Unlike you I did not buy at the bottom of the housing market as you claim – again with no proof for your statement – so I can only observe that the cap of ‘speculator’ doesn’t apply to me but may well fit yourself. As I pointed out I do not value my home more because it has increased in value – I value it as part of my dream come true and if that gets up your nose for some reason then there’s little I can do about it although I note that you mention that your wealth has increased through owning a home.
I started life in abject poverty being raised by my single mother and had absolutely no connections and yea I happen to believe that anyone in that position can do better if they are provided with basic tools which include social housing, good education, not having to survive below the poverty line and the right to dream and aspire. In spite of your accusations am not rich in monetary terms – I have a reasonable pension and a comfortable life which is very rich and fulfilling in many ways and look back over a lifetime of work that provided me with enormous satisfaction.

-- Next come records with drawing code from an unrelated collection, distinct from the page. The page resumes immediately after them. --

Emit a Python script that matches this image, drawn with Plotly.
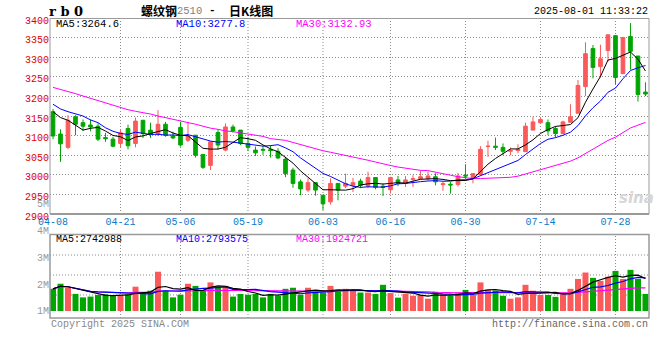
import plotly.graph_objects as go
import pandas as pd

# ---------------- data ----------------
dates = (["04-08","04-09","04-10","04-11","04-14","04-15","04-16","04-17","04-18","04-21",
          "04-22","04-23","04-24","04-25","04-28","04-29","04-30",
          "05-06","05-07","05-08","05-09","05-12","05-13","05-14","05-15","05-16","05-19",
          "05-20","05-21","05-22","05-23","05-26","05-27","05-28","05-29","05-30",
          "06-03","06-04","06-05","06-06","06-09","06-10","06-11","06-12","06-13","06-16",
          "06-17","06-18","06-19","06-20","06-23","06-24","06-25","06-26","06-27","06-30",
          "07-01","07-02","07-03","07-04","07-07","07-08","07-09","07-10","07-11","07-14",
          "07-15","07-16","07-17","07-18","07-21","07-22","07-23","07-24","07-25","07-28",
          "07-29","07-30","07-31","08-01"])

opens = [3161,3104,3070,3148,3133,3127,3124,3095,3091,3080,
         3118,3080,3139,3114,3104,3129,3099,3121,3088,3101,
         3052,3024,3108,3063,3122,3114,3080,3063,3065,3064,
         3060,3040,3012,2982,2961,2980,2948,2931,2978,2971,
         2973,2984,2971,2993,2971,2962,2987,2978,2988,2990,
         2990,2995,2975,2976,2975,2999,2991,3001,3072,3073,
         3070,3060,3062,3059,3114,3133,3133,3118,3105,3134,
         3157,3225,3322,3276,3317,3355,3258,3353,3303,3211]
highs = [3168,3116,3152,3152,3141,3141,3131,3107,3097,3114,
         3128,3146,3140,3133,3165,3135,3110,3135,3135,3101,
         3052,3084,3115,3131,3128,3114,3097,3072,3074,3075,
         3068,3046,3018,2988,2991,2980,2948,2991,2978,3003,
         2992,2990,3008,2993,2978,2995,2997,2997,2999,3011,
         3008,3004,2982,2982,3005,3027,3004,3073,3087,3095,
         3080,3070,3078,3133,3148,3146,3141,3124,3138,3180,
         3242,3338,3331,3332,3359,3356,3352,3387,3303,3236]
lows = [3091,3033,3065,3101,3112,3111,3086,3084,3070,3070,
        3065,3070,3094,3094,3099,3097,3091,3072,3084,3044,
        3015,3012,3065,3060,3108,3076,3061,3048,3051,3044,
        3040,2994,2967,2948,2956,2947,2910,2924,2935,2966,
        2956,2966,2966,2963,2946,2952,2971,2969,2969,2988,
        2986,2973,2959,2952,2970,2989,2978,2999,3046,3063,
        3050,3050,3055,3059,3114,3131,3101,3095,3105,3134,
        3157,3201,3246,3248,3289,3231,3258,3268,3187,3201]
closes = [3099,3079,3139,3129,3124,3122,3091,3092,3073,3107,
          3074,3137,3105,3104,3129,3101,3094,3076,3099,3050,
          3019,3084,3076,3122,3112,3080,3070,3056,3063,3062,
          3043,3003,2978,2964,2980,2961,2926,2978,2961,2978,
          2980,2973,2993,2968,2968,2993,2978,2987,2990,2995,
          2997,2982,2977,2974,2997,2997,3003,3065,3073,3070,
          3060,3062,3065,3124,3135,3141,3112,3105,3135,3148,
          3228,3309,3274,3296,3357,3248,3350,3315,3205,3206]

# volume, in millions
volumes_m = [1.82,2.01,1.86,1.63,1.50,1.53,1.59,1.62,1.58,1.56,
             1.60,1.90,1.67,1.75,2.46,1.75,1.50,1.60,2.01,1.93,
             1.76,2.06,1.90,1.93,1.53,1.63,1.60,1.63,1.50,1.63,
             1.56,1.82,1.86,1.60,1.86,1.72,1.68,1.93,1.72,1.82,
             1.76,1.68,1.68,1.63,1.97,1.66,1.49,1.63,1.56,1.59,
             1.45,1.71,1.60,1.56,1.68,1.78,1.59,2.06,1.78,1.76,
             1.56,1.45,1.50,1.97,1.75,1.59,1.59,1.52,1.68,1.82,
             2.19,2.43,2.23,2.12,2.27,2.49,2.19,2.53,2.19,1.63]

# moving-average values visible at the start of the window (history before 04-08)
ma5_head = [3161, 3146, 3139, 3127]
ma10_head = [3180, 3168, 3161, 3156, 3150, 3140, 3133, 3120, 3111]
ma30_head = [3223, 3218, 3213, 3207, 3201, 3195, 3189, 3184, 3179, 3172,
             3166, 3162, 3159, 3155, 3150, 3146, 3142, 3138, 3134, 3129,
             3124, 3119, 3116, 3112, 3110, 3107, 3104, 3101, 3098]

tick_dates = ["04-08", "04-21", "05-06", "05-19", "06-03", "06-16", "06-30", "07-14", "07-28"]
price_ticks = [2900, 2950, 3000, 3050, 3100, 3150, 3200, 3250, 3300, 3350, 3400]
vol_ticks = [1e6, 2e6, 3e6, 4e6, 5e6]
price_ma_labels = ["MA5:3264.6", "MA10:3277.8", "MA30:3132.93"]
vol_ma_labels = ["MA5:2742988", "MA10:2793575", "MA30:1924721"]
title_code = "r b 0"
title_name = "螺纹钢"
title_contract = "2510"
title_kind = "日K线图"
timestamp = "2025-08-01 11:33:22"
copyright_text = "Copyright 2025 SINA.COM"
url_text = "http://finance.sina.com.cn"

# ---------------- derived ----------------
c = pd.Series(closes, dtype=float)
ma5 = c.rolling(5).mean()
ma5.iloc[:len(ma5_head)] = ma5_head
ma10 = c.rolling(10).mean()
ma10.iloc[:len(ma10_head)] = ma10_head
ma30 = c.rolling(30).mean()
ma30.iloc[:len(ma30_head)] = ma30_head

vol = pd.Series([v * 1e6 for v in volumes_m])
vma5 = vol.rolling(5, min_periods=1).mean()
vma10 = vol.rolling(10, min_periods=1).mean()
vma30 = vol.rolling(30, min_periods=1).mean()

RED = "#fa5a5a"
GREEN = "#00a600"
vol_colors = [RED if cl >= op else GREEN for op, cl in zip(opens, closes)]

H = 360.0
L, R = 50, 649


def py(px):
    return 1 - px / H


def pxx(px):
    return (px - L) / (R - L)


MONO = "Liberation Mono, DejaVu Sans Mono, monospace"
GRID = "#8c8c8c"
BORDER = "#9a9a9a"

fig = go.Figure()

fig.add_trace(go.Candlestick(
    x=dates, open=opens, high=highs, low=lows, close=closes,
    increasing=dict(line=dict(color=RED, width=1), fillcolor=RED),
    decreasing=dict(line=dict(color=GREEN, width=1), fillcolor=GREEN),
    whiskerwidth=0, hoverinfo="skip", showlegend=False,
    xaxis="x", yaxis="y"))

for s, col in [(ma30, "#ff00ff"), (ma10, "#0000ff"), (ma5, "#000000")]:
    fig.add_trace(go.Scatter(x=dates, y=s, mode="lines",
                             line=dict(color=col, width=1),
                             hoverinfo="skip", showlegend=False,
                             xaxis="x", yaxis="y"))

fig.add_trace(go.Bar(x=dates, y=vol, marker=dict(color=vol_colors, line=dict(width=0)),
                     width=0.8, hoverinfo="skip", showlegend=False,
                     xaxis="x2", yaxis="y2"))
for s, col in [(vma30, "#ff00ff"), (vma10, "#0000ff"), (vma5, "#000000")]:
    fig.add_trace(go.Scatter(x=dates, y=s, mode="lines",
                             line=dict(color=col, width=1.2),
                             hoverinfo="skip", showlegend=False,
                             xaxis="x2", yaxis="y2"))

xr = [-0.4, len(dates) - 0.53]

shapes = []
# vertical grid lines (skip first: coincides with the left border)
for d in tick_dates[1:]:
    shapes.append(dict(type="line", xref="x", yref="paper", x0=d, x1=d,
                       y0=py(214), y1=py(18),
                       line=dict(color=GRID, width=1, dash="1px,2px"), layer="below"))
    shapes.append(dict(type="line", xref="x2", yref="paper", x0=d, x1=d,
                       y0=py(318), y1=py(234.5),
                       line=dict(color=GRID, width=1, dash="1px,2px"), layer="below"))
# volume panel horizontal grid lines
for yy in (255, 275, 295):
    shapes.append(dict(type="line", xref="paper", yref="paper", x0=0, x1=1,
                       y0=py(yy), y1=py(yy),
                       line=dict(color=GRID, width=1, dash="1px,2px"), layer="below"))
# borders
shapes.append(dict(type="rect", xref="paper", yref="paper", x0=0, x1=1,
                   y0=py(214), y1=py(18.5), line=dict(color=BORDER, width=1)))
shapes.append(dict(type="line", xref="paper", yref="paper", x0=0, x1=1,
                   y0=py(214), y1=py(214), line=dict(color=BORDER, width=2)))
shapes.append(dict(type="rect", xref="paper", yref="paper", x0=0, x1=1,
                   y0=py(318), y1=py(234.5), line=dict(color=BORDER, width=1.5)))

ann = []


def add_text(text, xpx, ypx, color="#000", size=10, family=MONO, xanchor="left"):
    ann.append(dict(text=text, x=pxx(xpx), y=py(ypx), xref="paper", yref="paper",
                    xanchor=xanchor, yanchor="middle", showarrow=False,
                    font=dict(color=color, size=size, family=family)))


add_text("<b>" + title_code + "</b>", 47, 11, size=13, family="DejaVu Serif")
add_text("<b>" + title_name + "</b>", 139, 10, size=12, family="Noto Sans CJK SC")
add_text(title_contract, 175, 11, color="#808080", size=10.5)
add_text("<b>-</b>", 207, 10, size=11, family=MONO)
add_text("<b>" + title_kind + "</b>", 227, 10, size=12, family="Noto Sans CJK SC")
add_text(timestamp, 650, 12, size=10, xanchor="right")

for txt, xp, col in zip(price_ma_labels, (54, 174, 294), ("#000000", "#0000ff", "#ff00ff")):
    add_text(txt, xp, 24, color=col, size=10.5)
for txt, xp, col in zip(vol_ma_labels, (54, 174, 294), ("#000000", "#0000ff", "#ff00ff")):
    add_text(txt, xp, 239, color=col, size=10)

add_text(copyright_text, 49, 324, color="#888888", size=10)
add_text(url_text, 650, 324, color="#666666", size=10, xanchor="right")
add_text("<b><i>sina</i></b>", 636, 198, color="#d6d6d6", size=15,
         family="DejaVu Sans", xanchor="center")

fig.update_layout(
    template="none",
    width=660, height=360, autosize=False,
    margin=dict(l=L, r=660 - R, t=0, b=0, pad=0, autoexpand=False),
    paper_bgcolor="white", plot_bgcolor="rgba(0,0,0,0)",
    showlegend=False, hovermode=False, boxgap=0.3, bargap=0.2,
    shapes=shapes, annotations=ann,
    xaxis=dict(type="category", categoryorder="array", categoryarray=dates,
               range=xr, domain=[0, 1], anchor="y", automargin=False,
               tickmode="array", tickvals=tick_dates, ticktext=tick_dates,
               showgrid=False, zeroline=False, showline=False, ticks="",
               ticklabelstandoff=0,
               tickfont=dict(color="#0a7bc8", size=10, family=MONO),
               rangeslider=dict(visible=False), fixedrange=True),
    yaxis=dict(domain=[py(214), py(18)], range=[2900, 3400], anchor="x",
               automargin=False, tickmode="array", tickvals=price_ticks,
               showgrid=True, gridcolor=GRID, gridwidth=1, griddash="1px,2px",
               zeroline=False, showline=False, ticks="",
               tickfont=dict(color="#e00000", size=10, family=MONO),
               ticklabelshift=2, fixedrange=True),
    xaxis2=dict(type="category", categoryorder="array", categoryarray=dates,
                range=xr, domain=[0, 1], anchor="y2", automargin=False,
                showticklabels=False, showgrid=False, zeroline=False,
                showline=False, ticks="", fixedrange=True),
    yaxis2=dict(domain=[py(311), py(202.5)], range=[0.99e6, 5.05e6], anchor="x2",
                automargin=False, tickmode="array", tickvals=vol_ticks, tickformat="~s",
                showgrid=False, zeroline=False, showline=False, ticks="",
                tickfont=dict(color="#999999", size=10, family=MONO),
                fixedrange=True),
)

fig.write_html("out.html", config={"staticPlot": True, "responsive": False},
               post_script="document.body.style.margin='0px';")
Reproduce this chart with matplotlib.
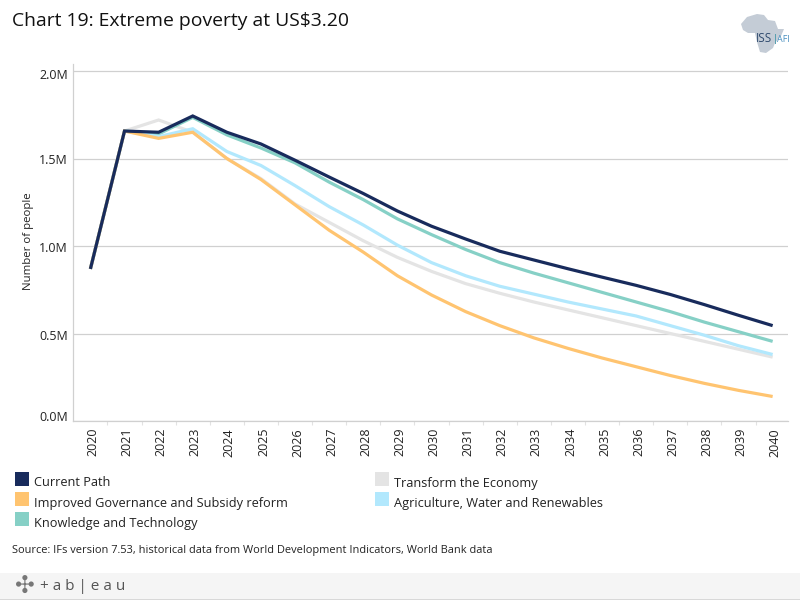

I laughed at your inane comment that I had become wealthy not by my ‘ability or hard work’ but because of the increasing value of my house. Well I don’t regard myself as wealthy in the first place and when I die my ‘wealth’ will go to my children and grandchildren. Or would you rather that I had continually remortgaged my house to blow the money on personal consumer spending and probably have now ended up with negative-equity. Would that actually please you more?
I was politically active long-before Thatcher and there’s a lot of things that any socialist can learn from her in terms of achieving political aims and destroying opposition through heartless policies and if you look back you will discover that even paternal Tories had a firm belief in inequality for the economic benefits it brought them long before Thatcher appeared on the horizon.
Just for the record I believe that Thatcher, in the fullness of time, will come to be regarded as a pussy-cat compared to what Cameron and Clegg get up to. That’s a major reason I have rejoined the LP which I left when Blair became leader – the fight goes on.
@Matthew Huntbach
Thanks for the comment. Like you, I really dislike the way property speculation and planning restrictions has led to overpriced housing, and prevents many on low incomes from getting decent accommodation.